Miss Christine Drury, a fine pianist herself, was not liked by fellow staff or pupils. But I warmed to her and adopted her opinions as my own. Arthur Rubinstein was a mechanicus, grinding his way through the repertoire. Neither of us had heard Alfred Brendel or Wilhelm Kempff produce a good sound. Horowitz was just a joke.
Miss Drury left the school, although I saw her from time to time. In the sixth form I had an English teacher, David Lindley, a talented amateur pianist. To him, Arthur Rubinstein was God. He had unique wisdom and compassion. The imperious Michelangeli might be note-perfect, but he was cold and uninteresting. Richter had some good ideas, but wasn't he too intellectual and eccentric? As for Annie Fischer... well.
I stuck to my guns. I longed to hear Michelangeli, who to Miss Drury was the greatest pianist on earth. But he made only the rarest engagements to appear, and even those were usually cancelled. Finally, one cold spring day in my 18th year, I took a couple of friends to the Royal Festival Hall (Miss Drury could not come) and listened in awe as Arturo Benedetti Michelangeli unfolded the Bach-Busoni chaconne.

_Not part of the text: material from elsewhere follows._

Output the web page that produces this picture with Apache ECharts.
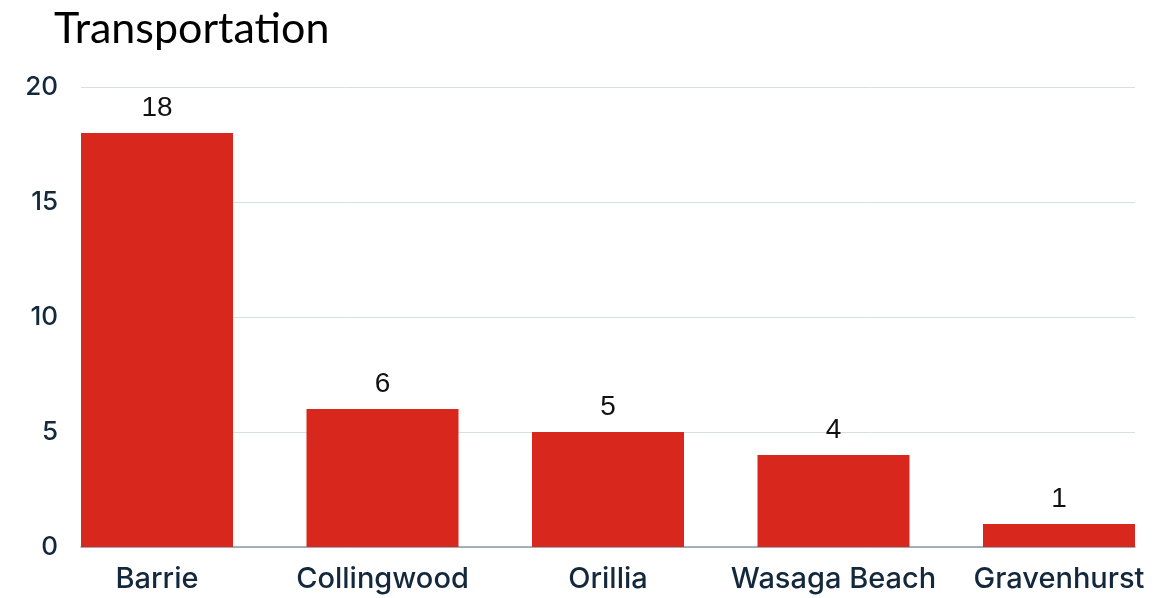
<!DOCTYPE html>
<html>
<head>
<meta charset="utf-8">
<script src="https://cdn.jsdelivr.net/npm/echarts@6/dist/echarts.min.js"></script>
<style>html,body{margin:0;padding:0;background:#fff}#c{width:1175px;height:598px}</style>
</head>
<body>
<div id="c"></div>
<script>
const titleText = "Transportation";
const categories = ["Barrie", "Collingwood", "Orillia", "Wasaga Beach", "Gravenhurst"];
const values = [18, 6, 5, 4, 1];
const yMin = 0, yMax = 20, yInterval = 5;

const chart = echarts.init(document.getElementById('c'), null, {renderer: 'canvas'});
const labelColor = '#13283c';
chart.setOption({
  animation: false,
  backgroundColor: '#ffffff',
  title: {
    text: titleText, left: 49, top: 3,
    textStyle: {fontFamily: 'Lato', fontWeight: 'normal', fontSize: 43, color: '#000'}
  },
  grid: [
    {left: 81, right: 40, top: 87, bottom: 51},
    {left: 44.25, right: 3.25, top: 87, bottom: 51}
  ],
  xAxis: [
    {gridIndex: 0, type: 'value', min: 0, max: 1, axisLabel: {show: false}, axisTick: {show: false}, splitLine: {show: false},
     axisLine: {show: true, lineStyle: {color: '#8f9ba6', width: 1.5}}},
    {gridIndex: 1, type: 'category', data: categories, axisLine: {show: false}, axisTick: {show: false},
     axisLabel: {interval: 0, hideOverlap: false, margin: 18, fontFamily: 'Inter', fontWeight: 500, fontSize: 29, color: labelColor}}
  ],
  yAxis: [
    {gridIndex: 0, type: 'value', min: yMin, max: yMax, interval: yInterval,
     axisLine: {show: false}, axisTick: {show: false},
     axisLabel: {margin: 23, fontFamily: 'Inter', fontWeight: 500, fontSize: 26, color: labelColor},
     splitLine: {lineStyle: {color: '#d9dee3', width: 1}}},
    {gridIndex: 1, type: 'value', min: yMin, max: yMax, interval: yInterval, show: false, splitLine: {show: false}}
  ],
  series: [{
    type: 'bar', xAxisIndex: 1, yAxisIndex: 1, data: values, barWidth: 152,
    itemStyle: {color: '#d8281d'},
    label: {show: true, position: 'top', distance: 11, fontFamily: 'Liberation Sans', fontSize: 28, color: '#111'}
  }]
});
</script>
</body>
</html>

I carried my enthusiasm to Oxford. There I had a mischievous friend. One day, in his room, he played me a piano concerto which he had recorded from the radio. There seemed to be almost as many wrong notes as right ones. What did I think? An absolute mess, I said. Then he revealed the name of the pianist: Annie Fischer.
I went to live in London. I bought records, attended concerts, listened to the radio. At some point, I gave up playing the piano myself. I heard concerts by the three pianists, especially Annie Fischer, who often played in London in the 1980s.

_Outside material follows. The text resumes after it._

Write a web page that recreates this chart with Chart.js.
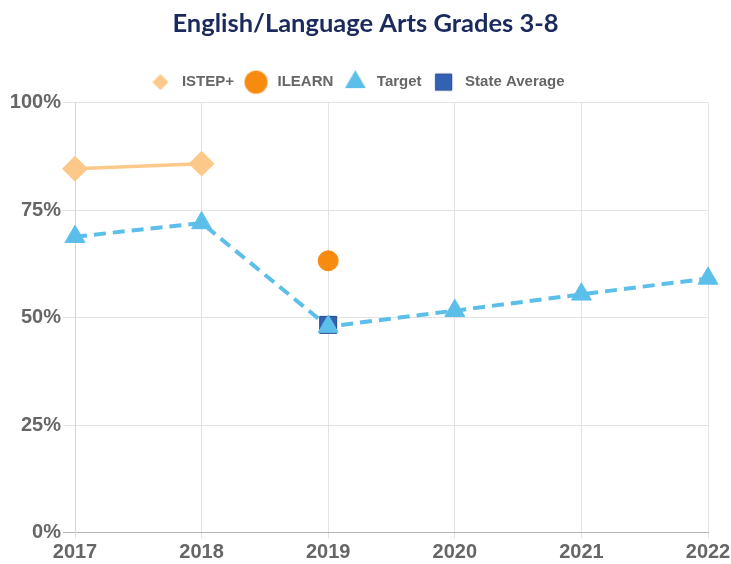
<!DOCTYPE html>
<html>
<head>
<meta charset="utf-8">
<script src="https://cdn.jsdelivr.net/npm/chart.js@4"></script>
<style>
  html, body { margin: 0; padding: 0; background: #fff; }
  #wrap { width: 731px; height: 564px; }
</style>
</head>
<body>
<div id="wrap"><canvas id="chart"></canvas></div>
<script>
const years = ["2017", "2018", "2019", "2020", "2021", "2022"];
const istep = [84.6, 85.8, null, null, null, null];
const ilearn = [null, null, 63.2, null, null, null];
const target = [68.8, 72.0, 47.9, 51.6, 55.4, 59.1];
const stateAvg = [null, null, 48.3, null, null, null];
const yTicks = [0, 25, 50, 75, 100];

const tickFont = { family: "'Liberation Sans', Arial, sans-serif", size: 20, weight: "bold" };

// small canvases so each legend marker can have its own size
const legendIcon = (style, radius, fill, stroke) => {
    const size = Math.ceil(radius * 2 + 4);
    const c = document.createElement("canvas");
    c.width = size;
    c.height = size;
    const ctx = c.getContext("2d");
    ctx.fillStyle = fill;
    ctx.strokeStyle = stroke || fill;
    ctx.lineWidth = 1;
    Chart.helpers.drawPoint(ctx, { pointStyle: style, radius, rotation: 0, borderWidth: stroke ? 1 : 0 }, size / 2, size / 2);
    return c;
};

const icons = [
    legendIcon("rectRot", 8, "#fdc98a"),
    legendIcon("circle", 11.5, "#f68b0f"),
    legendIcon("triangle", 12, "#5bbfea"),
    legendIcon("rect", 11.5, "#3362b2", "#24498f")
];

// legend sits a bit left of centre and has extra room under it
const legendTweaks = {
    id: "legendTweaks",
    beforeInit(chart) {
        const legend = chart.legend;
        const fit = legend.fit;
        legend.fit = function () {
            fit.call(this);
            this.height += 3;
        };
    },
    afterLayout(chart) {
        chart.legend.left -= 10;
        chart.legend.right -= 10;
    }
};

new Chart(document.getElementById("chart"), {
    type: "line",
    data: {
        labels: years,
        datasets: [
            {
                label: "ISTEP+",
                data: istep,
                borderColor: "#fdc98a",
                backgroundColor: "#fdc98a",
                borderWidth: 3.5,
                pointStyle: "rectRot",
                pointRadius: 10.5,
                pointHoverRadius: 10.5,
                spanGaps: false
            },
            {
                label: "ILEARN",
                data: ilearn,
                borderColor: "#f68b0f",
                backgroundColor: "#f68b0f",
                pointStyle: "circle",
                pointRadius: 10,
                pointHoverRadius: 10
            },
            {
                label: "Target",
                data: target,
                borderColor: "#5bbfea",
                backgroundColor: "#5bbfea",
                borderWidth: 4,
                borderDash: [12, 7],
                pointStyle: "triangle",
                pointRadius: 11.5,
                pointHoverRadius: 11.5,
                pointBorderWidth: 1
            },
            {
                label: "State Average",
                data: stateAvg,
                borderColor: "#24498f",
                backgroundColor: "#3362b2",
                pointStyle: "rect",
                pointRadius: 12,
                pointHoverRadius: 12,
                pointBorderWidth: 1
            }
        ]
    },
    options: {
        responsive: true,
        maintainAspectRatio: false,
        animation: false,
        layout: { padding: { left: 0, right: 0, top: 0, bottom: 0 } },
        plugins: {
            title: {
                display: true,
                text: "English/Language Arts Grades 3-8",
                color: "#1b2a5c",
                font: { family: "Lato, 'Open Sans', sans-serif", size: 25.5, weight: "bold" },
                padding: { top: 8, bottom: 28 }
            },
            legend: {
                labels: {
                    usePointStyle: true,
                    pointStyleWidth: 28,
                    color: "#666",
                    font: { family: "'Liberation Sans', Arial, sans-serif", size: 15, weight: "bold" },
                    padding: 8,
                    generateLabels: (chart) => {
                        const items = Chart.defaults.plugins.legend.labels.generateLabels(chart);
                        items.forEach((item, i) => { item.pointStyle = icons[i]; });
                        return items;
                    }
                }
            },
            tooltip: { enabled: false }
        },
        scales: {
            x: {
                afterFit: (axis) => {
                    axis.height = 31.5;
                    axis.paddingRight = 23;
                },
                grid: { color: "#e3e3e3", tickLength: 6 },
                border: { color: "#b4b4b4" },
                ticks: { color: "#666", font: { ...tickFont, lineHeight: 1 }, padding: 4, maxRotation: 0 }
            },
            y: {
                min: 0,
                max: 100,
                afterBuildTicks: (axis) => {
                    axis.ticks = yTicks.map(v => ({ value: v }));
                },
                afterFit: (axis) => {
                    axis.width = 75;
                },
                grid: { color: (ctx) => ctx.tick && ctx.tick.value === 0 ? "#b4b4b4" : "#e3e3e3", tickLength: 12 },
                border: { color: "#d6d6d6" },
                ticks: { color: "#666", font: tickFont, padding: 2, callback: (v) => v + "%" }
            }
        }
    },
    plugins: [legendTweaks]
});
</script>
</body>
</html>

For years, I stuck to my position that these three alone were the masters. Richter I heard less often than the others, and my relationship with his art was less intense. But everyone recognised him. The critics disliked Michelangeli, and tried to undermine him, but they couldn't dispute that he was unique. As for Annie Fischer, her Schumann and Beethoven was so loud and exciting that she seemed to have a left hook rather than a left hand. I trembled at every note.

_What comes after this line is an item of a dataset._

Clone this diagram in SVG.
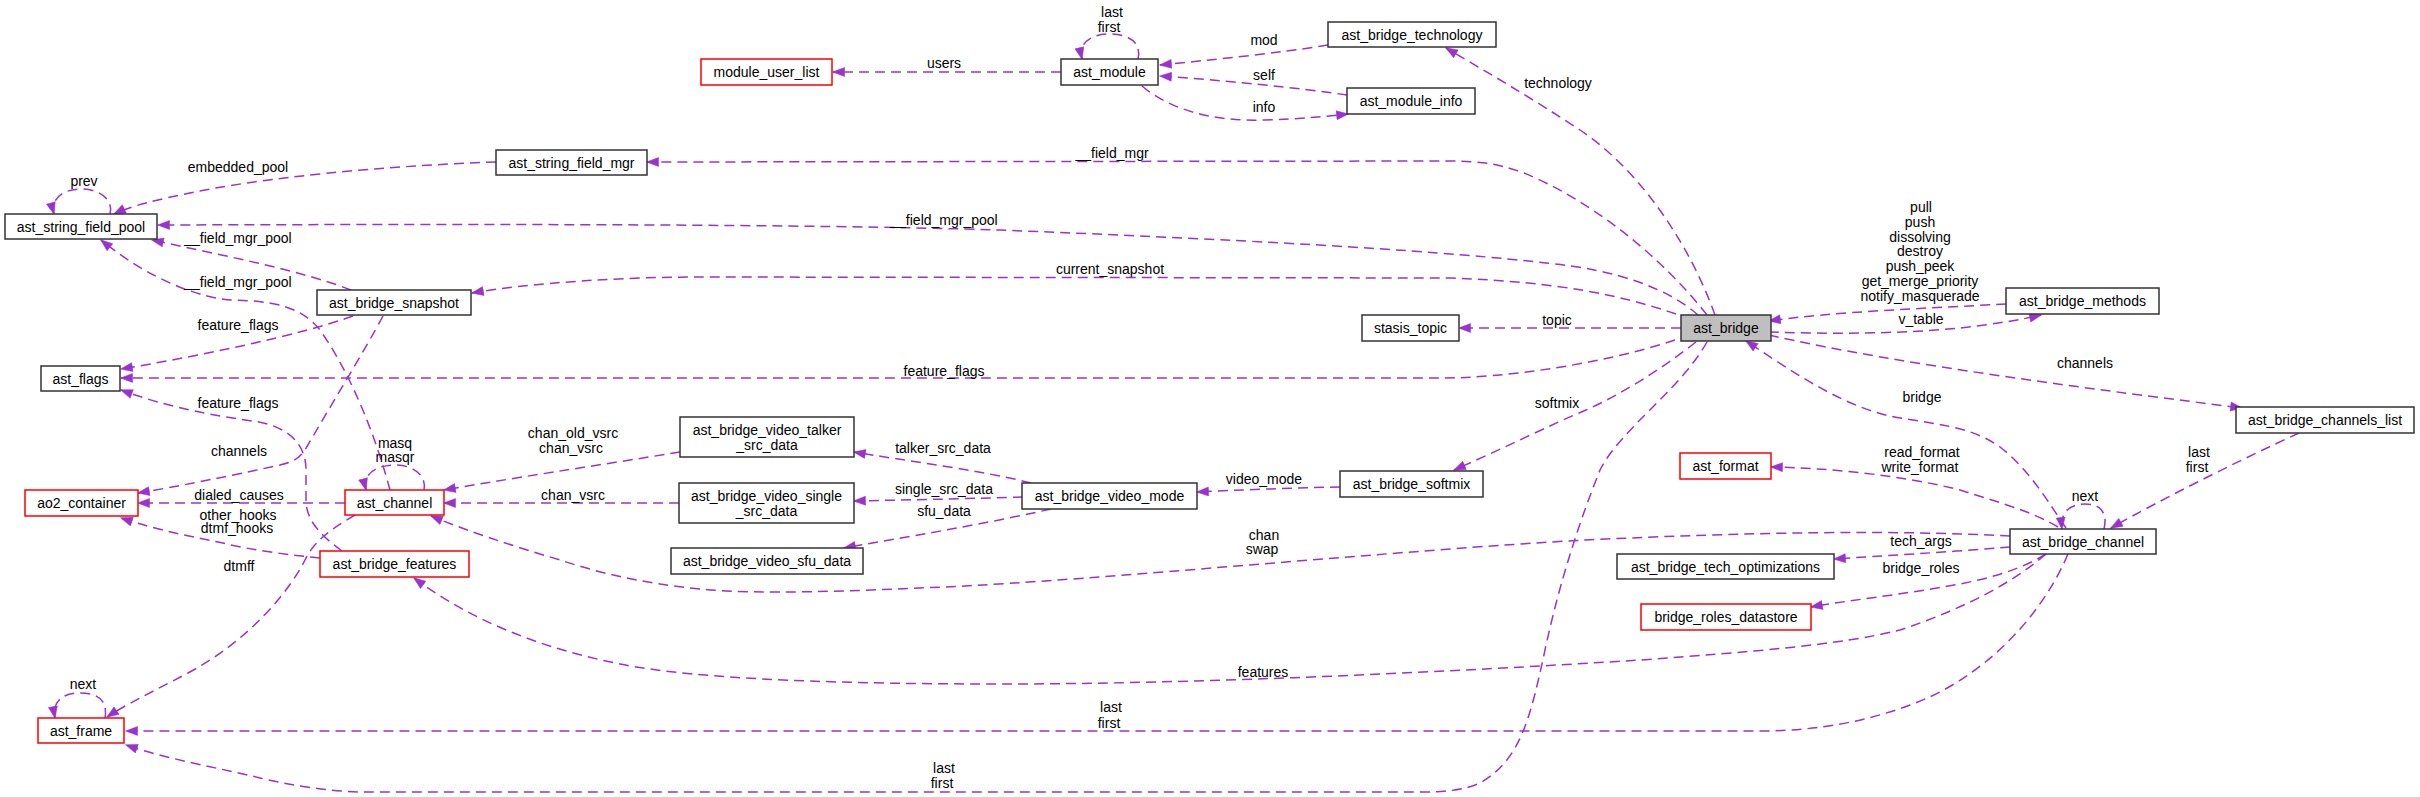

But my opinions became more difficult to maintain. I became aware that no pianist is so revered among the great and good as Alfred Brendel. And Michelangeli, once disdainful of recording studios, began producing CDs of such staggering lack of expression that even I wondered whether this relentless thumping could be the last word.
Towards 1990, I decided that tolerance and eclecticism were the best policies. There is no one way in music. I began to be excited by Horowitz. Did it matter that he speeded up the piano's action in order to play louder and faster? He belonged to a different age. And I began to like Brendel. Did I know better than Isaiah Berlin?
In the early 1990s, I heard the last public performances given in London by all three of my heroes: Michelangeli, in winter, returning once again to the Debussy he had given his life to illuminating; Annie Fischer launching into the last pages of the Hammerklavier; Richter idiosyncratic, impish and profound under the lamplight.
In 1995, Michelangeli and Annie Fischer died. In 1997, Sviatoslav Richter joined them. These days, I dislike concerts. So I haven't heard the marvellous young Evgeny Kissin. Nor have I bought his CDs. I wonder what Miss Drury thinks of him. No doubt, she's impressed.
The other day I heard a pianist on the radio. The freedom, the individuality, the imagination with which he played Chopin brought me leaping to my feet. I didn't quite catch the pianist's name, but he is bloody good. I discovered that myself.